In contrast, we all know that when spouses file for divorce, the justification for the divorce file must be established. However, that isn’t the case with a no-fault divorce, which can be filed without blaming the other party and in which the marriage can be ended without a specific reason.
It’s good to know that California was the first US State to approve no-fault divorce, and this state has practiced no-fault divorce since 1969. Therefore, finding a professional and well-rated divorce lawyer in San Francisco who can help you through your no-fault divorce without any complications won’t be hard.
Now that you know what a no-fault divorce is, let’s together discover the pros and cons of no-fault divorce and help you determine whether this type of divorce is the best choice for you.

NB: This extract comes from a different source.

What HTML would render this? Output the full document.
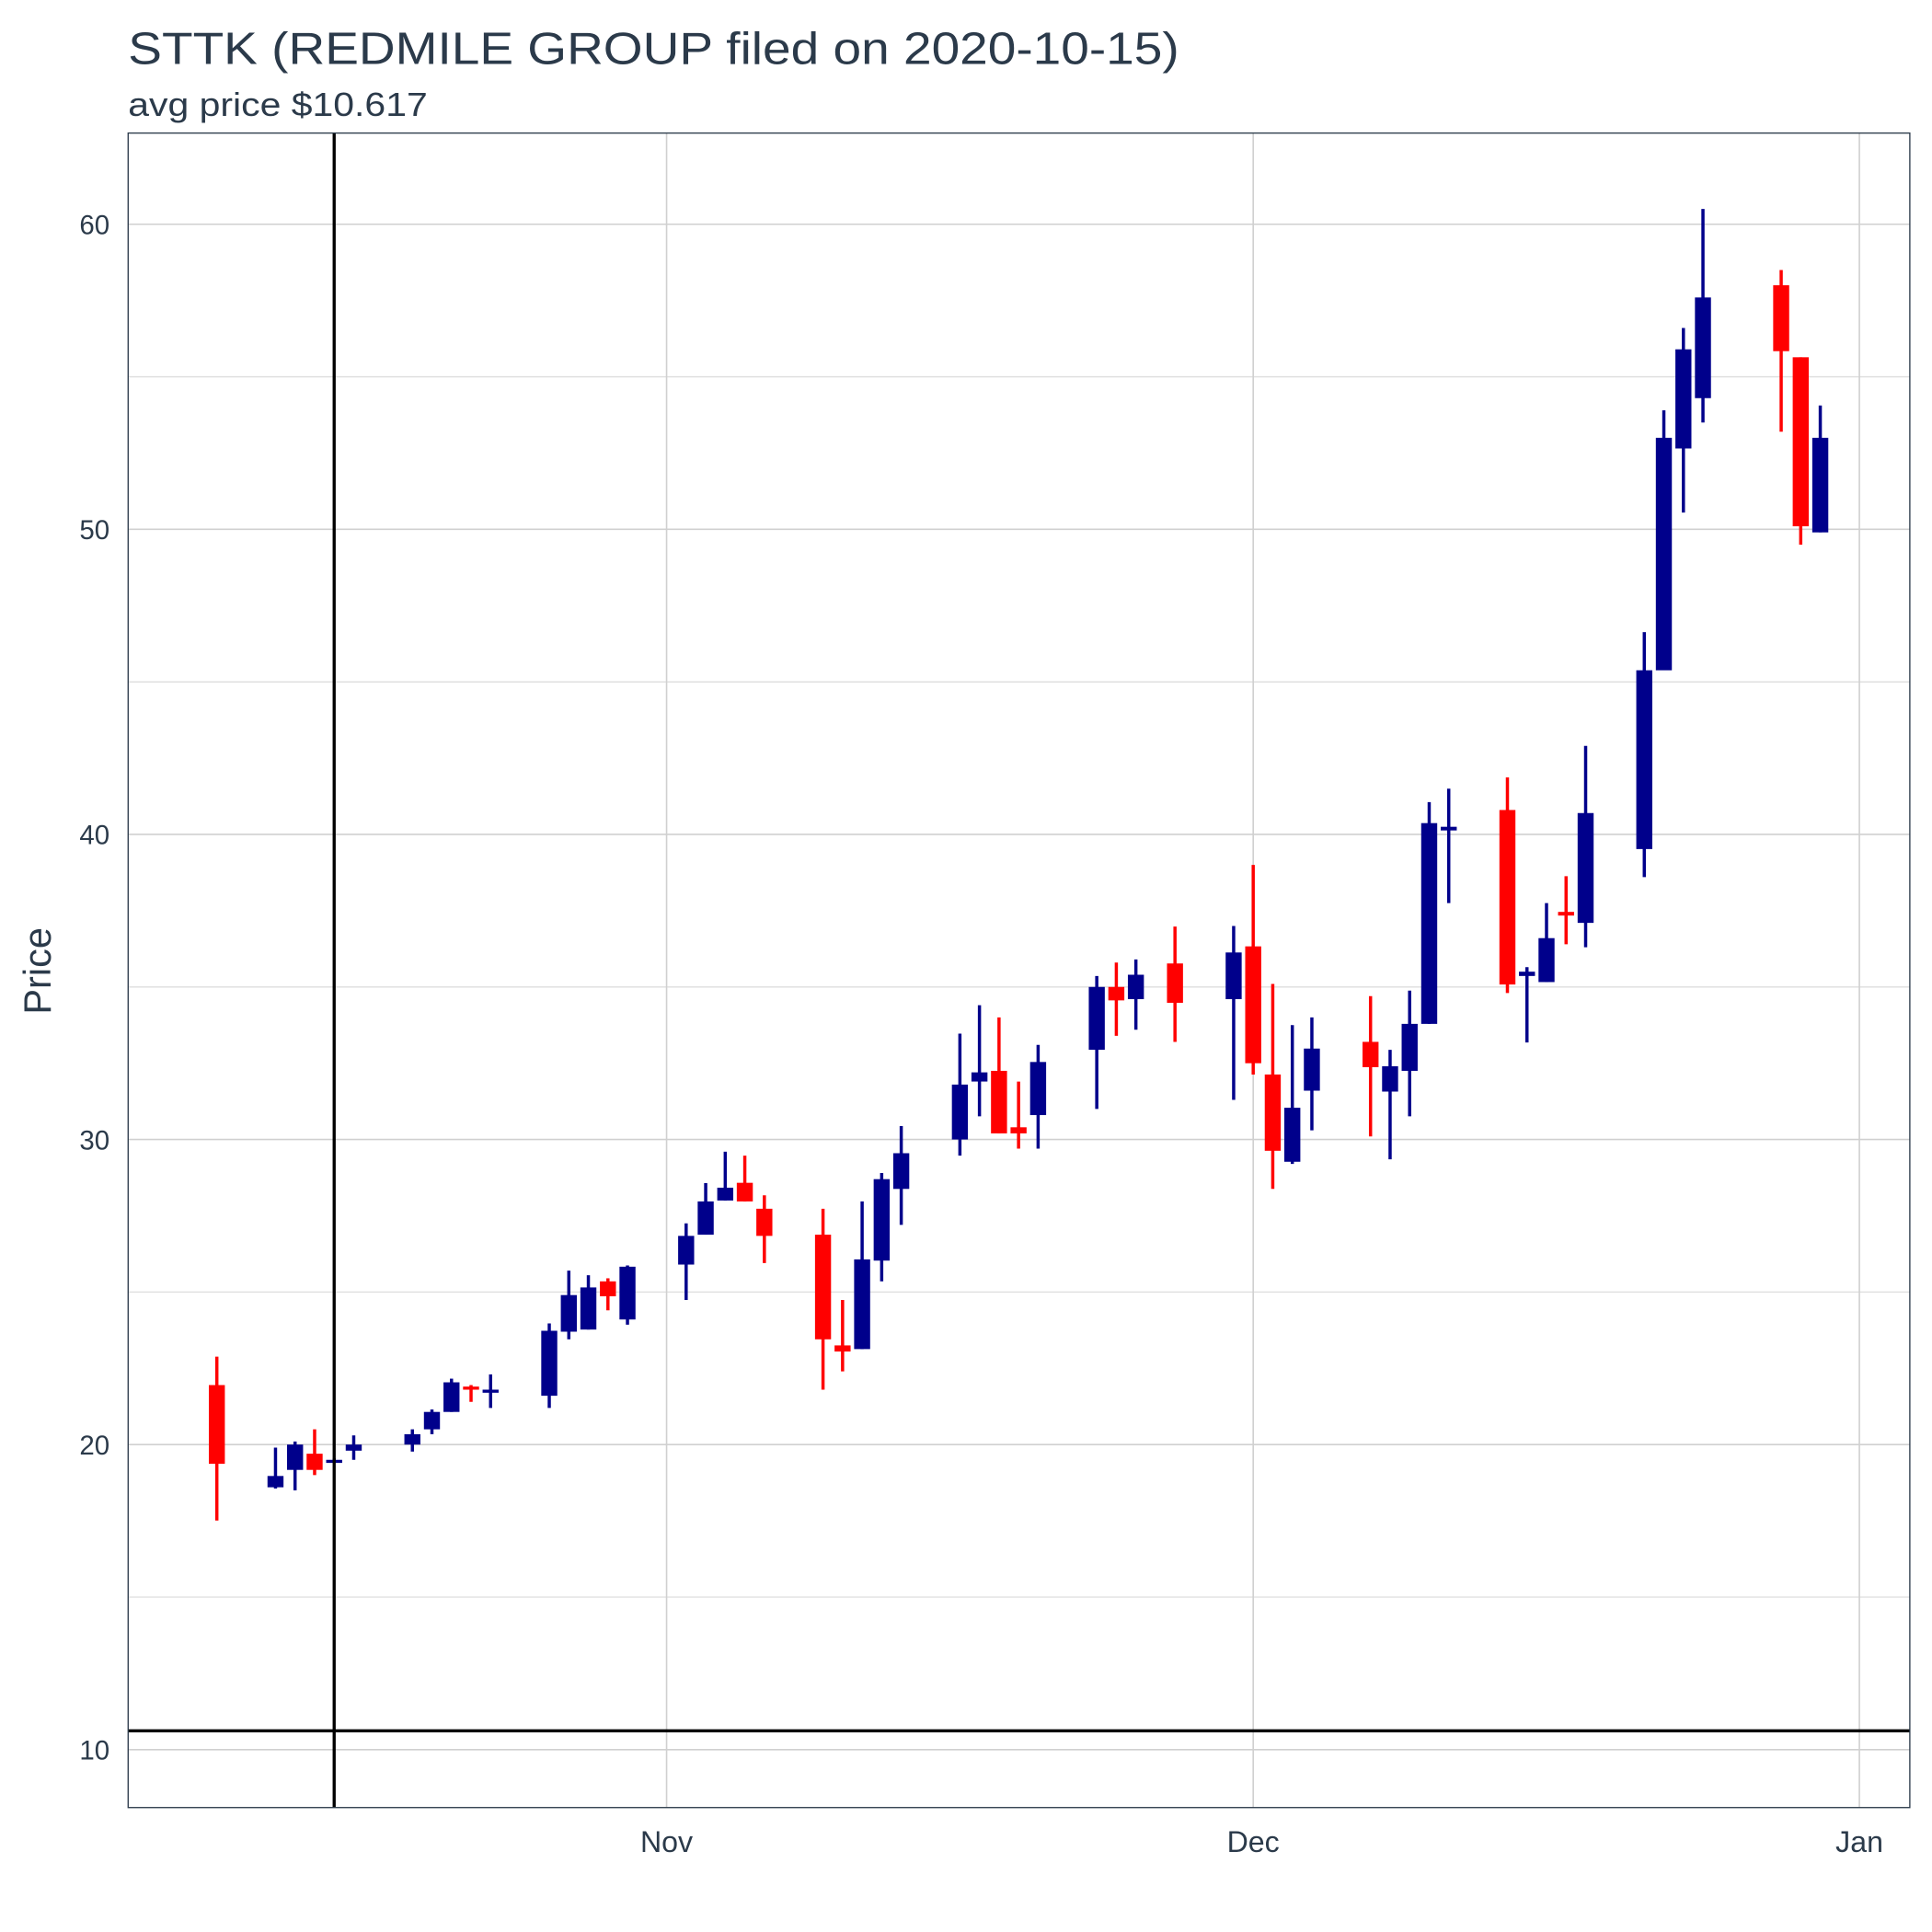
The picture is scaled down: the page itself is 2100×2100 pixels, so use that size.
<!DOCTYPE html>
<html><head><meta charset="utf-8"><style>
html,body{margin:0;padding:0;background:#fff;}
svg{display:block;font-family:"Liberation Sans",sans-serif;}
</style></head><body>
<svg id="chart" width="2100" height="2100" viewBox="0 0 1568 1568" xmlns="http://www.w3.org/2000/svg">
<text x="104" y="52" font-size="37" fill="#2b3a4a" textLength="853" lengthAdjust="spacingAndGlyphs">STTK (REDMILE GROUP filed on 2020-10-15)</text>
<text x="104" y="94" font-size="27" fill="#2b3a4a" textLength="243" lengthAdjust="spacingAndGlyphs">avg price $10.617</text>
<text transform="translate(41,788) rotate(-90)" text-anchor="middle" font-size="31" fill="#2b3a4a">Price</text>
<g id="grid"></g>
<g id="ticks"></g>
<g id="marks"></g>
<g id="refs"></g>
<rect x="104" y="108" width="1446" height="1359" fill="none" stroke="#2b3a4a" stroke-width="1"/>
</svg>
<script>
const dates=["2020-10-09","2020-10-12","2020-10-13","2020-10-14","2020-10-15","2020-10-16","2020-10-19","2020-10-20","2020-10-21","2020-10-22","2020-10-23","2020-10-26","2020-10-27","2020-10-28","2020-10-29","2020-10-30","2020-11-02","2020-11-03","2020-11-04","2020-11-05","2020-11-06","2020-11-09","2020-11-10","2020-11-11","2020-11-12","2020-11-13","2020-11-16","2020-11-17","2020-11-18","2020-11-19","2020-11-20","2020-11-23","2020-11-24","2020-11-25","2020-11-27","2020-11-30","2020-12-01","2020-12-02","2020-12-03","2020-12-04","2020-12-07","2020-12-08","2020-12-09","2020-12-10","2020-12-11","2020-12-14","2020-12-15","2020-12-16","2020-12-17","2020-12-18","2020-12-21","2020-12-22","2020-12-23","2020-12-24","2020-12-28","2020-12-29","2020-12-30"];
const opens=[21.95,18.6,19.17,19.7,19.45,19.8,20.0,20.5,21.07,21.9,21.75,21.6,23.7,23.77,25.35,24.1,25.9,26.88,28.0,28.58,27.73,26.88,23.25,23.13,26.03,28.38,30.0,31.9,32.25,30.4,30.8,32.94,35.0,34.6,35.77,34.6,36.33,32.13,29.27,31.6,33.2,31.57,32.25,33.79,40.13,40.8,35.36,35.16,37.46,37.1,39.52,45.38,52.65,54.3,58.0,55.64,49.9];
const highs=[22.88,19.9,20.1,20.5,19.55,20.3,20.5,21.15,22.16,21.95,22.3,23.97,25.7,25.55,25.45,25.87,27.25,28.57,29.6,29.47,28.17,27.73,24.74,27.97,28.9,30.44,33.47,34.4,34.0,31.9,33.1,35.36,35.8,35.9,36.98,37.0,39.0,35.1,33.75,34.0,34.7,32.94,34.88,41.06,41.5,41.87,35.65,37.75,38.63,42.9,46.63,53.9,56.6,60.5,58.5,55.64,54.06];
const lows=[17.51,18.56,18.5,19.0,19.45,19.5,19.77,20.34,21.07,21.4,21.2,21.2,23.45,23.77,24.4,23.93,24.74,26.88,28.0,27.97,25.95,21.8,22.4,23.13,25.35,27.2,29.47,30.76,30.2,29.7,29.7,31.0,33.4,33.6,33.2,31.3,32.13,28.38,29.2,30.3,30.1,29.35,30.76,33.79,37.75,34.8,33.18,35.16,36.4,36.3,38.6,45.38,50.55,53.5,53.2,49.5,49.9];
const closes=[19.37,18.97,20.0,19.17,19.5,20.0,20.34,21.07,22.04,21.8,21.8,23.73,24.9,25.15,24.86,25.83,26.84,27.97,28.42,27.97,26.84,23.45,23.05,26.07,28.7,29.55,31.8,32.2,30.2,30.2,32.54,35.0,34.56,35.4,34.48,36.13,32.5,29.63,31.04,32.98,32.37,32.4,33.79,40.37,40.25,35.08,35.5,36.6,37.34,40.7,45.38,53.0,55.9,57.6,55.84,50.1,53.0];
const yTicks=[10,20,30,40,50,60];
const yMinor=[15,25,35,45,55];
const xTickDates=["2020-11-01","2020-12-01","2021-01-01"];
const xTickLabels=["Nov","Dec","Jan"];
const filingDate="2020-10-15";
const avgPrice=10.617;

const NS="http://www.w3.org/2000/svg";
const L=104,R=1550,T=108,B=1467;
const base=Date.UTC(2020,10,1);
function dayNum(s){const p=s.split("-");return (Date.UTC(+p[0],+p[1]-1,+p[2])-base)/86400000;}
function xs(s){return 541+15.87*dayNum(s);}
function ys(v){return 182+(60-v)*24.76;}
function mk(tag,attrs,parent){const e=document.createElementNS(NS,tag);for(const k in attrs)e.setAttribute(k,attrs[k]);parent.appendChild(e);return e;}
const grid=document.getElementById("grid"),ticks=document.getElementById("ticks"),marks=document.getElementById("marks"),refs=document.getElementById("refs");
yMinor.forEach(v=>{const l=mk("line",{x1:L,x2:R,y1:ys(v),y2:ys(v),stroke:"#dedede","stroke-width":1},grid);

});
yTicks.forEach(v=>{const l=mk("line",{x1:L,x2:R,y1:ys(v),y2:ys(v),stroke:"#d0d0d0","stroke-width":1.2},grid);


const t=mk("text",{x:89,y:ys(v)+8,"text-anchor":"end","font-size":22,fill:"#2b3a4a"},ticks);t.textContent=v;

});
xTickDates.forEach((d,i)=>{const x=xs(d);const l=mk("line",{x1:x,x2:x,y1:T,y2:B,stroke:"#d0d0d0","stroke-width":1.2},grid);


const t=mk("text",{x:x,y:1503,"text-anchor":"middle","font-size":24,fill:"#2b3a4a"},ticks);t.textContent=xTickLabels[i];

});
dates.forEach((d,i)=>{const x=xs(d);const up=closes[i]>=opens[i];const c=up?"#00008b":"#ff0000";
const g=mk("g",{},marks);


mk("line",{x1:x,x2:x,y1:ys(highs[i]),y2:ys(lows[i]),stroke:c,"stroke-width":2.6},g);
const top=ys(Math.max(opens[i],closes[i])),bot=ys(Math.min(opens[i],closes[i]));
mk("rect",{x:x-6.5,y:top,width:13,height:Math.max(bot-top,2.5),fill:c},g);});
const fx=xs(filingDate);
const vl=mk("line",{x1:fx,x2:fx,y1:T,y2:B,stroke:"#000","stroke-width":2.5},refs);


const hl=mk("line",{x1:L,x2:R,y1:ys(avgPrice),y2:ys(avgPrice),stroke:"#000","stroke-width":2.5},refs);


</script>
</body></html>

Pros and Cons of No-Fault Divorce
There are positives and negatives of no-fault divorce. Yet, spouses often decide on a no-fault divorce because the advantages often top the disadvantages.
First and foremost, let’s go through the main differences between fault and no-fault divorce and continue further to uncover the pros and cons of no-fault divorce.
Main difference between no-fault and fault divorce
Fault divorce, in opposition to no-fault divorce, is when the spouse who files for divorce blames the other party for wrongdoing. This wrongdoing can be abuse, adultery, violence, abandonment, substance abuse, and more. The wrongdoing is the reason for the divorce. Yet, these allegations must be proved in court to end the marriage.
On the other hand, no-fault divorce is often much more straightforward than fault divorce, at least for some spouses, because it doesn’t ask for the spouses’ faults so that the marriage can be terminated. In other words, a no-fault divorce can be filed without revealing wrongdoing and proof to the court.
Pros of no-fault divorce
Quicker, easier, and costs less money
Fighting a divorce battle, which can last for some time and cost spouses a lot of money, is often the case with fault divorce. By contrast, the legal costs are far less with a no-fault divorce because the no-fault divorce timeline is shorter and more practical, which is a great benefit.
Good for couples who have agreed to discontinue their marriage
As the no-fault divorce doesn’t ask for proof of blame or wrongdoing, it’s a good option for couples who have decided that their marriage no longer functions together. Couples who have seen their differences don’t blame each other and don’t create further hardship and conflict.
May be less emotional and smoother
Deciding on no-fault divorce can be less emotional for spouses because this type of divorce is usually grounded on irreconcilable differences. This makes the negotiation part of the divorce far smoother compared to fault divorce. Plus, a smooth negotiation often equals less emotional harm and a shorter hearing.
Moreover, in no-fault divorces, there’s often no negative energy and further discord because the spouses don’t blame each other for certain things that happened in their marriage.
Offers more privacy to spouses
No-fault divorce can be far more private than fault divorce. There isn’t any legal obligation to testify about the wrongdoing of the spouses, making the reasons for the divorce confidential and known only to spouses. The quick legal process and short hearing are private, and other parties aren’t involved.
Money settlements are based on the spouses’ needs
As we are all aware, divorces include money settlements. In a no-fault divorce, these money settlements are solely based on the spouses’ needs, financial capabilities, and financial contributions to the marriage.
To put it differently, spouses can decide together on money settlements without including the wrongdoing in the compensation and asking their spouse to pay for all the wrong things they did to them.